(Records excerpted from a collection)
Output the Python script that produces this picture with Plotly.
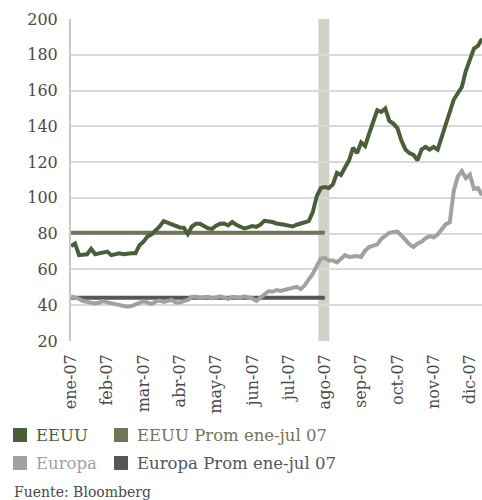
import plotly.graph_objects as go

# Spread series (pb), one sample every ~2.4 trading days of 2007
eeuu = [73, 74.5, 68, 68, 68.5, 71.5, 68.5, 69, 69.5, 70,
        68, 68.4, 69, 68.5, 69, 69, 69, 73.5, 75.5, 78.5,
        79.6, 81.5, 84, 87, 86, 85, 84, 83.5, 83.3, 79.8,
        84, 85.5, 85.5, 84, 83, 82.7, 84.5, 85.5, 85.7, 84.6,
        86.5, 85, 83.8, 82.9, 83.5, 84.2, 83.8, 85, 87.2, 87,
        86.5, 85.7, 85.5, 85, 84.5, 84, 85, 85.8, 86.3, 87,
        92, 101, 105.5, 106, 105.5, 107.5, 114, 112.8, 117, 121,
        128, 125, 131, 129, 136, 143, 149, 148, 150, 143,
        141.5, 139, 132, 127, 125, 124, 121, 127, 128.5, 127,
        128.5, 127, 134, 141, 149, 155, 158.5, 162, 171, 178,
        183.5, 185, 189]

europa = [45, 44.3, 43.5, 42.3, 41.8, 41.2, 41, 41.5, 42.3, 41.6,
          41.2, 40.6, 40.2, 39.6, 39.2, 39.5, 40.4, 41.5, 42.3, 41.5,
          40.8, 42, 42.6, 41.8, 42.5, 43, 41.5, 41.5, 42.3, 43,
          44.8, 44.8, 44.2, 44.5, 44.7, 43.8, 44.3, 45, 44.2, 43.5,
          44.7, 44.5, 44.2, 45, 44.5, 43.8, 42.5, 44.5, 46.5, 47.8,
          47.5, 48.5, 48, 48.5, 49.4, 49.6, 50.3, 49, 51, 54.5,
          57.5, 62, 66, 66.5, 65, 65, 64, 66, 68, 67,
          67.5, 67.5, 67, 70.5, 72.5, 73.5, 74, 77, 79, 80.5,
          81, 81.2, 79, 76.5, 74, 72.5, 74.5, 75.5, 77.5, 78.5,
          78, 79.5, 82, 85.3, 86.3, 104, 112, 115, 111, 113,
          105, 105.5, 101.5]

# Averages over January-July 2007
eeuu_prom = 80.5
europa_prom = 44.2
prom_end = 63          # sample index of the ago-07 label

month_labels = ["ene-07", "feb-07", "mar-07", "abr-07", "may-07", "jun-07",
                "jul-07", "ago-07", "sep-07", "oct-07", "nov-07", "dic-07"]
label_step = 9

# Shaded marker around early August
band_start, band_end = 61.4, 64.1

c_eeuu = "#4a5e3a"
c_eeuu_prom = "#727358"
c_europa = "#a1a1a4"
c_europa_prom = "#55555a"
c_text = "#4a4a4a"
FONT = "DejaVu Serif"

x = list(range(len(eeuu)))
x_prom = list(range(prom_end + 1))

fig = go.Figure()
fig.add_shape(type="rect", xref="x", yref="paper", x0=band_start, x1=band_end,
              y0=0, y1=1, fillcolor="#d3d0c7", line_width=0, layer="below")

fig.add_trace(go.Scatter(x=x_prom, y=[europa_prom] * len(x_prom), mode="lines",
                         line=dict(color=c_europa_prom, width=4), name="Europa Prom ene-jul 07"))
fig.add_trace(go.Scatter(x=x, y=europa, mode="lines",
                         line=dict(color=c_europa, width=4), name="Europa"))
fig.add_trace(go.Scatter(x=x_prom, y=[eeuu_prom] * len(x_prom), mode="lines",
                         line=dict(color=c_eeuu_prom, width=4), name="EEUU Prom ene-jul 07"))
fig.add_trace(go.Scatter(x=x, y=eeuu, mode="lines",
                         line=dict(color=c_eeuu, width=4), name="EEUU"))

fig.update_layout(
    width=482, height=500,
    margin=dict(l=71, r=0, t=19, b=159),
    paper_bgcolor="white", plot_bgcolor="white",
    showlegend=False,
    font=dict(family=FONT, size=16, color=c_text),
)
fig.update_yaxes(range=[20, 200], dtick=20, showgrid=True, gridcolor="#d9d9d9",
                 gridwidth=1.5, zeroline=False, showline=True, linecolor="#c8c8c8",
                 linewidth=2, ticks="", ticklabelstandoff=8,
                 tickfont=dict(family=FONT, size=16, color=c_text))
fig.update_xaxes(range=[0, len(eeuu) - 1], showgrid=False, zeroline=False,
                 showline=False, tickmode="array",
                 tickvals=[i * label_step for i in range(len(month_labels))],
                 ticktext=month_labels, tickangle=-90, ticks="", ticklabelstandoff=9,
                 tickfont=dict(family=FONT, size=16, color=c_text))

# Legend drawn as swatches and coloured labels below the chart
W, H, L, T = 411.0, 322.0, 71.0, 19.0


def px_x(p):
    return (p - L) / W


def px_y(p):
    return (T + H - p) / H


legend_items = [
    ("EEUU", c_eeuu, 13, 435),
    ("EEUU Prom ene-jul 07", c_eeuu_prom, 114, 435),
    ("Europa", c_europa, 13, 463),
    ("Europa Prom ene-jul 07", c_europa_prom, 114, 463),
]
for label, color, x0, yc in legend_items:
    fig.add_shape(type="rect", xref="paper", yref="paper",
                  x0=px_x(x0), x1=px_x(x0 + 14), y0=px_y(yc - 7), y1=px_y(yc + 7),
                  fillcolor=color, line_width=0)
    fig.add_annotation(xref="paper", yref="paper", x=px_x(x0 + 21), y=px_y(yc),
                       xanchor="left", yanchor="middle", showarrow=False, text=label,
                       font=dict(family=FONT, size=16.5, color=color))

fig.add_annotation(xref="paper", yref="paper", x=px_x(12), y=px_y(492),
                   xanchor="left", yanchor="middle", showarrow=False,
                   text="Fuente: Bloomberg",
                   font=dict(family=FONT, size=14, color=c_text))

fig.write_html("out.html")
* * *
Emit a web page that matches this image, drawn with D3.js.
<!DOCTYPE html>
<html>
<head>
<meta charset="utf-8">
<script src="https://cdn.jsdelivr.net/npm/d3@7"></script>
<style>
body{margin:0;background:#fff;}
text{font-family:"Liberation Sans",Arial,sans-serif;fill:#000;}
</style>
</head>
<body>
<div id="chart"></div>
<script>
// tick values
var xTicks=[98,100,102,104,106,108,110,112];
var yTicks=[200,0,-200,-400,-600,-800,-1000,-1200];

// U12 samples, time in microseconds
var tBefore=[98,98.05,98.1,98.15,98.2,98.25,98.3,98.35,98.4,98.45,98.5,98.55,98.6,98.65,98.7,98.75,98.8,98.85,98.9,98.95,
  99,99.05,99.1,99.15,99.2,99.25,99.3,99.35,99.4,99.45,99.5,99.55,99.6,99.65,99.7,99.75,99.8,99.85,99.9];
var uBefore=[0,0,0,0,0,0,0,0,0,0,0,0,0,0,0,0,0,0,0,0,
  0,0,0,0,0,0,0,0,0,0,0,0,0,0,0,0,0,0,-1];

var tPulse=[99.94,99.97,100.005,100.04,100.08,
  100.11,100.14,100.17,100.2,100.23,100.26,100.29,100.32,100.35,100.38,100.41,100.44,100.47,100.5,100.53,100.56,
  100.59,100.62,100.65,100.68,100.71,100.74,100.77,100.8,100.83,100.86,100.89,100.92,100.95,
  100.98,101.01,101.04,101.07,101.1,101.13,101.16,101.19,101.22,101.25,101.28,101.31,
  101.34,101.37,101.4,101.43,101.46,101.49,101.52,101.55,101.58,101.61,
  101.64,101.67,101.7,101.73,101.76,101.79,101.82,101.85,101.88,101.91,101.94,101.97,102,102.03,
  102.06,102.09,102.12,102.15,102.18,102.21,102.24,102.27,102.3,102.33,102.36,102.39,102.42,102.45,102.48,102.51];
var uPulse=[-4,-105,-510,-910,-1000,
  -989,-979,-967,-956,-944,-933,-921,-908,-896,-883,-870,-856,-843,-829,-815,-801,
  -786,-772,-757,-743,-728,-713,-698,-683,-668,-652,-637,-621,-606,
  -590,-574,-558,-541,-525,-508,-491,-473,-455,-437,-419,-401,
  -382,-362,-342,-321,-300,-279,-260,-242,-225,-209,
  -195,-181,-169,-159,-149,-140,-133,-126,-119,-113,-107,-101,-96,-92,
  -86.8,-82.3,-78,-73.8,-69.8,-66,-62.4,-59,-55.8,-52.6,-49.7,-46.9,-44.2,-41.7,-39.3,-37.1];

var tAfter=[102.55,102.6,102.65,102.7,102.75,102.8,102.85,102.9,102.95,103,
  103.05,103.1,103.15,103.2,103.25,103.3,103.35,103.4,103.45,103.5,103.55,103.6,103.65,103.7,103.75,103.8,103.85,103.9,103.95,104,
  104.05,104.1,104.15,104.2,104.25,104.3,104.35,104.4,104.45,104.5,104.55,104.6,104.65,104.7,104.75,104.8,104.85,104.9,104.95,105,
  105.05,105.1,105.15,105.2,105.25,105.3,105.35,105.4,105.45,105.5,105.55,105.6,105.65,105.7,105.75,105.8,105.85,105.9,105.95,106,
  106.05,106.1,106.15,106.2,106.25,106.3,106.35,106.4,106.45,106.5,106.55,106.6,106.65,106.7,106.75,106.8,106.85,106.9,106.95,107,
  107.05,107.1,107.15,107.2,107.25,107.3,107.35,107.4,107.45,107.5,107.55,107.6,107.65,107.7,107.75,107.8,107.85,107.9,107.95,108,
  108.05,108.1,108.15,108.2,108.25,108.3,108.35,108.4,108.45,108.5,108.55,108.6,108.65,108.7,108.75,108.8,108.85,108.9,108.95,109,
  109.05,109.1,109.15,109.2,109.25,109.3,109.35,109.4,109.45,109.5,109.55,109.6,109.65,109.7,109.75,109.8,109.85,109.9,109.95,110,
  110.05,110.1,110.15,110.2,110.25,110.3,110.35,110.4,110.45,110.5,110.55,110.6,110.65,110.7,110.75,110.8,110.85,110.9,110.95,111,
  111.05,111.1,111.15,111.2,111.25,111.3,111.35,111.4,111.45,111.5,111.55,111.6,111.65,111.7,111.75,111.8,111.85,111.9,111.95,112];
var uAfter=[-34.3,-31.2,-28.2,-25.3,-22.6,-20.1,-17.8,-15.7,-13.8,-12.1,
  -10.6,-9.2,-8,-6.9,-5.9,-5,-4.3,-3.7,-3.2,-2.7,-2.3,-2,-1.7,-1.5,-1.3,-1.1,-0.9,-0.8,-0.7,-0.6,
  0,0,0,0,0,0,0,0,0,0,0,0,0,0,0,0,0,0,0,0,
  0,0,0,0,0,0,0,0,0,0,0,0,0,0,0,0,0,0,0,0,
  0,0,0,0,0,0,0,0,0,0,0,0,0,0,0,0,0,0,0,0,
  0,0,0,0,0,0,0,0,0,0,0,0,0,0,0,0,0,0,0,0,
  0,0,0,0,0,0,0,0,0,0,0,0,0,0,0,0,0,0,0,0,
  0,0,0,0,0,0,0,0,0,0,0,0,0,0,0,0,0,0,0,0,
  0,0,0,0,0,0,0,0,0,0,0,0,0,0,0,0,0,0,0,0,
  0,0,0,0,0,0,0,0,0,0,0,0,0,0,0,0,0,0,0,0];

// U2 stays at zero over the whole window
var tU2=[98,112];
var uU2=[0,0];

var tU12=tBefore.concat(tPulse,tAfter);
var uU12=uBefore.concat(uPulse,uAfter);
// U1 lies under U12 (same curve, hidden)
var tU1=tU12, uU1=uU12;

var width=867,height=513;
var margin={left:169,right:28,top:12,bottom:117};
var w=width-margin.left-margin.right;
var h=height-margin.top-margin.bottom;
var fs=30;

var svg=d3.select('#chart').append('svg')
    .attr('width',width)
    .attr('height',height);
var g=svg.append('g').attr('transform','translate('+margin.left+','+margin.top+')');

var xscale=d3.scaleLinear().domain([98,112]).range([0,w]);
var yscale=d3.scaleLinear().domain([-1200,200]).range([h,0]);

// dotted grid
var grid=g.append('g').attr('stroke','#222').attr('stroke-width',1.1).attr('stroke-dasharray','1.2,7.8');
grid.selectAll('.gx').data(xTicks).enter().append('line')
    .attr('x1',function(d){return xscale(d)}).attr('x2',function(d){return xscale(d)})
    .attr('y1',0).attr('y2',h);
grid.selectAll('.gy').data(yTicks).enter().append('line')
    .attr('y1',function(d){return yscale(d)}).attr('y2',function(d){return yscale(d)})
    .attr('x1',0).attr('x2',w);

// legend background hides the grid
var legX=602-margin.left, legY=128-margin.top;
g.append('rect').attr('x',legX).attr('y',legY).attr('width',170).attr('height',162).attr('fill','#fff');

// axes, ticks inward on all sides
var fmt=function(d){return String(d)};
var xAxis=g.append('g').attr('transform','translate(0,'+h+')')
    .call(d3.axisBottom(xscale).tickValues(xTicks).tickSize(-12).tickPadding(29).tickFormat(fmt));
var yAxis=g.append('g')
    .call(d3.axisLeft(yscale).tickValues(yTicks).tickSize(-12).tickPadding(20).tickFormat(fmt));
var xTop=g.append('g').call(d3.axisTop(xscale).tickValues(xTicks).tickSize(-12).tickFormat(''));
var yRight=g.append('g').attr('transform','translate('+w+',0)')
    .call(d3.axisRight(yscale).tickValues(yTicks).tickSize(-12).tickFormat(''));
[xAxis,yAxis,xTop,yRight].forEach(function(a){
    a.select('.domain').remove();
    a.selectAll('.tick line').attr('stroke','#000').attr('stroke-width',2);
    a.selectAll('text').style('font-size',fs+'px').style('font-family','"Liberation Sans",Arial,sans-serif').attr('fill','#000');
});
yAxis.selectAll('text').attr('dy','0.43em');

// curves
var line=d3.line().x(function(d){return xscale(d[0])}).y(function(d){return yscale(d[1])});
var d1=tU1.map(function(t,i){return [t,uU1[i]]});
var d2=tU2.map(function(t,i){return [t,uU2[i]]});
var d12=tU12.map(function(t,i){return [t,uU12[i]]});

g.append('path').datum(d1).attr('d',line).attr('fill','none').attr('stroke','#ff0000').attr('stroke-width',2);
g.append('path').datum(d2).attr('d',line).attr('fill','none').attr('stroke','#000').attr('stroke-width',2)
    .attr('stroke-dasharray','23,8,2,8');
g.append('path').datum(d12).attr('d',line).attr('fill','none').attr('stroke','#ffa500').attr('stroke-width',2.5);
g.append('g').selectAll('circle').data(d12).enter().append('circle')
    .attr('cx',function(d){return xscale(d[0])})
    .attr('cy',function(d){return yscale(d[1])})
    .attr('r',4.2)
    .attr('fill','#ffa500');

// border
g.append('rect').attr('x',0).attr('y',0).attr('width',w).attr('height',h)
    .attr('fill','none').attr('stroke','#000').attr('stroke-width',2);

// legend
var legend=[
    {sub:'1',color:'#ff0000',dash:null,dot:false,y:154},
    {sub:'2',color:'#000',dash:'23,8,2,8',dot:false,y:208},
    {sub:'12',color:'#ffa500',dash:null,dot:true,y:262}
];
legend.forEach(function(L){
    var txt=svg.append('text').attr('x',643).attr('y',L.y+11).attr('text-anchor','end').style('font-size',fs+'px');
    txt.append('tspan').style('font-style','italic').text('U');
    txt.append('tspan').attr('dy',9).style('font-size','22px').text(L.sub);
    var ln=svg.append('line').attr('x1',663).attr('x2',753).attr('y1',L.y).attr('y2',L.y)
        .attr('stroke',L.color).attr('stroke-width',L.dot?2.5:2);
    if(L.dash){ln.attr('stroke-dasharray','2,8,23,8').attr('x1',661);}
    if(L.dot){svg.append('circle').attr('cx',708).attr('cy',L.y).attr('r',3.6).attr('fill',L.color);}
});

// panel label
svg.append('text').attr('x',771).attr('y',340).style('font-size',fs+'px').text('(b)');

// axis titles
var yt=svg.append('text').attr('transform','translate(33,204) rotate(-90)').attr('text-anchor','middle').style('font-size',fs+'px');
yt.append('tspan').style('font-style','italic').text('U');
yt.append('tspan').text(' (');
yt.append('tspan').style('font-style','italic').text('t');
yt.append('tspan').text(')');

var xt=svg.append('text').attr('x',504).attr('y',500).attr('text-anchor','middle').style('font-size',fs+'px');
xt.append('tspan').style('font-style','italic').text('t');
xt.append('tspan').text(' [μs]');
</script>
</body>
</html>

- THE TASK
Extract from the data every line where "script" shows up.

- SOLUTION FOR THIS TASK
Output the Python script that produces this picture with Plotly.
<script src="https://cdn.jsdelivr.net/npm/d3@7"></script>
<script>
</script>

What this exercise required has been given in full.